- DATA SECTION -
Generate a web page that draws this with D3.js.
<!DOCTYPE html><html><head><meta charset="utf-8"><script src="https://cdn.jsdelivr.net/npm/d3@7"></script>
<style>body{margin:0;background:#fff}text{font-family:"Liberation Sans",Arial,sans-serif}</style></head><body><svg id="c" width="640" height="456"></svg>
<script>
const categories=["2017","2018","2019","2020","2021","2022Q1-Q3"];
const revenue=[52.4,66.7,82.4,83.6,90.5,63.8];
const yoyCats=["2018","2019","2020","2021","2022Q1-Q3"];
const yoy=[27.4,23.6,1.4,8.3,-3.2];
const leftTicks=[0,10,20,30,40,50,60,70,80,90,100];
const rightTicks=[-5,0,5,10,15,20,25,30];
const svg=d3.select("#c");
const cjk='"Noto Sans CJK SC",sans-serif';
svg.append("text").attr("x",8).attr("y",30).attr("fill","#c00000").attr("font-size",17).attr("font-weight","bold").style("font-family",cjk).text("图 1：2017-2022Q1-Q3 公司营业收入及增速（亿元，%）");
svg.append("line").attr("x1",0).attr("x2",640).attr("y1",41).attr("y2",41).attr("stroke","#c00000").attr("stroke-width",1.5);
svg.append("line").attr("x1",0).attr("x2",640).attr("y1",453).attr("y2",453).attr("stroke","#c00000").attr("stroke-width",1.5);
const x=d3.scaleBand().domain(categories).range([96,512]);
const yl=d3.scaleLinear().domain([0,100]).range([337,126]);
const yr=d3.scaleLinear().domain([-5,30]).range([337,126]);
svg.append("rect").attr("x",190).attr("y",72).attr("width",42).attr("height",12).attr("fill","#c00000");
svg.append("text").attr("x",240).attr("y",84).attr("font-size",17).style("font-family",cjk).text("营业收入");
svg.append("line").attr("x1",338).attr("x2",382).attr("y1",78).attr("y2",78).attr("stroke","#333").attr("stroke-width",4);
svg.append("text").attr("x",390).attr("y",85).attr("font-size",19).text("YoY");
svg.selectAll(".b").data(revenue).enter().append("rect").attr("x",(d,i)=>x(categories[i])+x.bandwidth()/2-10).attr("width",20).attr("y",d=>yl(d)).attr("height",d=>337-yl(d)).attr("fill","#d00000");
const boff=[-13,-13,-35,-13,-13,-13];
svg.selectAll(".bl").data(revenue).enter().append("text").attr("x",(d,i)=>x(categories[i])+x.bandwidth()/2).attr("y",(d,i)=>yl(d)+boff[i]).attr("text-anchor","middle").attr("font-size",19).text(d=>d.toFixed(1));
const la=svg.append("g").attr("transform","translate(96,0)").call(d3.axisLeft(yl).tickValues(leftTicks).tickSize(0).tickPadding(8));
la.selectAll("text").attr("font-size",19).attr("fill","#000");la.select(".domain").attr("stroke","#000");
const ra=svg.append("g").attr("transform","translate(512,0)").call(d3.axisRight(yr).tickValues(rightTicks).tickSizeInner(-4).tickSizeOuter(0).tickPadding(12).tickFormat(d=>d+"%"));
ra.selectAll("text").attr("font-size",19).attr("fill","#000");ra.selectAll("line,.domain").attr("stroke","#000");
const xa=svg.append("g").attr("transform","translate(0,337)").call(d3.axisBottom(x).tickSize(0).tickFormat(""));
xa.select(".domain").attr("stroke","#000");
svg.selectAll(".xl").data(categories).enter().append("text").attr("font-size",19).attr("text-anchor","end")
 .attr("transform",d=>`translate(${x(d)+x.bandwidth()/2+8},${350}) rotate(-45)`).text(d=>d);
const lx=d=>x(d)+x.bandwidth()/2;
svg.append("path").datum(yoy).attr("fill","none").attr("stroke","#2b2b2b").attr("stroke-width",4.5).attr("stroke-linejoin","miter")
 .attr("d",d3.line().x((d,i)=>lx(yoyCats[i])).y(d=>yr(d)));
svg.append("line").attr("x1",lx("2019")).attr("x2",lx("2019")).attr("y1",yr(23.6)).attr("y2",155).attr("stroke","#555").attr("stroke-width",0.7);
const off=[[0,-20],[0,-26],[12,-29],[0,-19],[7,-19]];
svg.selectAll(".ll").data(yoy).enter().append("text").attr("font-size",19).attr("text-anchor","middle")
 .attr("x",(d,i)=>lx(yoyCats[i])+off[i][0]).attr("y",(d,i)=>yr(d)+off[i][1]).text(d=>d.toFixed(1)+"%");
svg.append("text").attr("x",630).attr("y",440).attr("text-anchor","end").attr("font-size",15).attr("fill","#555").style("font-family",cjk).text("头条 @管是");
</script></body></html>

- AIM -
Return all the data exactly as given.

- OUTPUT OF THE TASK -
Generate a web page that draws this with D3.js.
<!DOCTYPE html><html><head><meta charset="utf-8"><script src="https://cdn.jsdelivr.net/npm/d3@7"></script>
<style>body{margin:0;background:#fff}text{font-family:"Liberation Sans",Arial,sans-serif}</style></head><body><svg id="c" width="640" height="456"></svg>
<script>
const categories=["2017","2018","2019","2020","2021","2022Q1-Q3"];
const revenue=[52.4,66.7,82.4,83.6,90.5,63.8];
const yoyCats=["2018","2019","2020","2021","2022Q1-Q3"];
const yoy=[27.4,23.6,1.4,8.3,-3.2];
const leftTicks=[0,10,20,30,40,50,60,70,80,90,100];
const rightTicks=[-5,0,5,10,15,20,25,30];
const svg=d3.select("#c");
const cjk='"Noto Sans CJK SC",sans-serif';
svg.append("text").attr("x",8).attr("y",30).attr("fill","#c00000").attr("font-size",17).attr("font-weight","bold").style("font-family",cjk).text("图 1：2017-2022Q1-Q3 公司营业收入及增速（亿元，%）");
svg.append("line").attr("x1",0).attr("x2",640).attr("y1",41).attr("y2",41).attr("stroke","#c00000").attr("stroke-width",1.5);
svg.append("line").attr("x1",0).attr("x2",640).attr("y1",453).attr("y2",453).attr("stroke","#c00000").attr("stroke-width",1.5);
const x=d3.scaleBand().domain(categories).range([96,512]);
const yl=d3.scaleLinear().domain([0,100]).range([337,126]);
const yr=d3.scaleLinear().domain([-5,30]).range([337,126]);
svg.append("rect").attr("x",190).attr("y",72).attr("width",42).attr("height",12).attr("fill","#c00000");
svg.append("text").attr("x",240).attr("y",84).attr("font-size",17).style("font-family",cjk).text("营业收入");
svg.append("line").attr("x1",338).attr("x2",382).attr("y1",78).attr("y2",78).attr("stroke","#333").attr("stroke-width",4);
svg.append("text").attr("x",390).attr("y",85).attr("font-size",19).text("YoY");
svg.selectAll(".b").data(revenue).enter().append("rect").attr("x",(d,i)=>x(categories[i])+x.bandwidth()/2-10).attr("width",20).attr("y",d=>yl(d)).attr("height",d=>337-yl(d)).attr("fill","#d00000");
const boff=[-13,-13,-35,-13,-13,-13];
svg.selectAll(".bl").data(revenue).enter().append("text").attr("x",(d,i)=>x(categories[i])+x.bandwidth()/2).attr("y",(d,i)=>yl(d)+boff[i]).attr("text-anchor","middle").attr("font-size",19).text(d=>d.toFixed(1));
const la=svg.append("g").attr("transform","translate(96,0)").call(d3.axisLeft(yl).tickValues(leftTicks).tickSize(0).tickPadding(8));
la.selectAll("text").attr("font-size",19).attr("fill","#000");la.select(".domain").attr("stroke","#000");
const ra=svg.append("g").attr("transform","translate(512,0)").call(d3.axisRight(yr).tickValues(rightTicks).tickSizeInner(-4).tickSizeOuter(0).tickPadding(12).tickFormat(d=>d+"%"));
ra.selectAll("text").attr("font-size",19).attr("fill","#000");ra.selectAll("line,.domain").attr("stroke","#000");
const xa=svg.append("g").attr("transform","translate(0,337)").call(d3.axisBottom(x).tickSize(0).tickFormat(""));
xa.select(".domain").attr("stroke","#000");
svg.selectAll(".xl").data(categories).enter().append("text").attr("font-size",19).attr("text-anchor","end")
 .attr("transform",d=>`translate(${x(d)+x.bandwidth()/2+8},${350}) rotate(-45)`).text(d=>d);
const lx=d=>x(d)+x.bandwidth()/2;
svg.append("path").datum(yoy).attr("fill","none").attr("stroke","#2b2b2b").attr("stroke-width",4.5).attr("stroke-linejoin","miter")
 .attr("d",d3.line().x((d,i)=>lx(yoyCats[i])).y(d=>yr(d)));
svg.append("line").attr("x1",lx("2019")).attr("x2",lx("2019")).attr("y1",yr(23.6)).attr("y2",155).attr("stroke","#555").attr("stroke-width",0.7);
const off=[[0,-20],[0,-26],[12,-29],[0,-19],[7,-19]];
svg.selectAll(".ll").data(yoy).enter().append("text").attr("font-size",19).attr("text-anchor","middle")
 .attr("x",(d,i)=>lx(yoyCats[i])+off[i][0]).attr("y",(d,i)=>yr(d)+off[i][1]).text(d=>d.toFixed(1)+"%");
svg.append("text").attr("x",630).attr("y",440).attr("text-anchor","end").attr("font-size",15).attr("fill","#555").style("font-family",cjk).text("头条 @管是");
</script></body></html>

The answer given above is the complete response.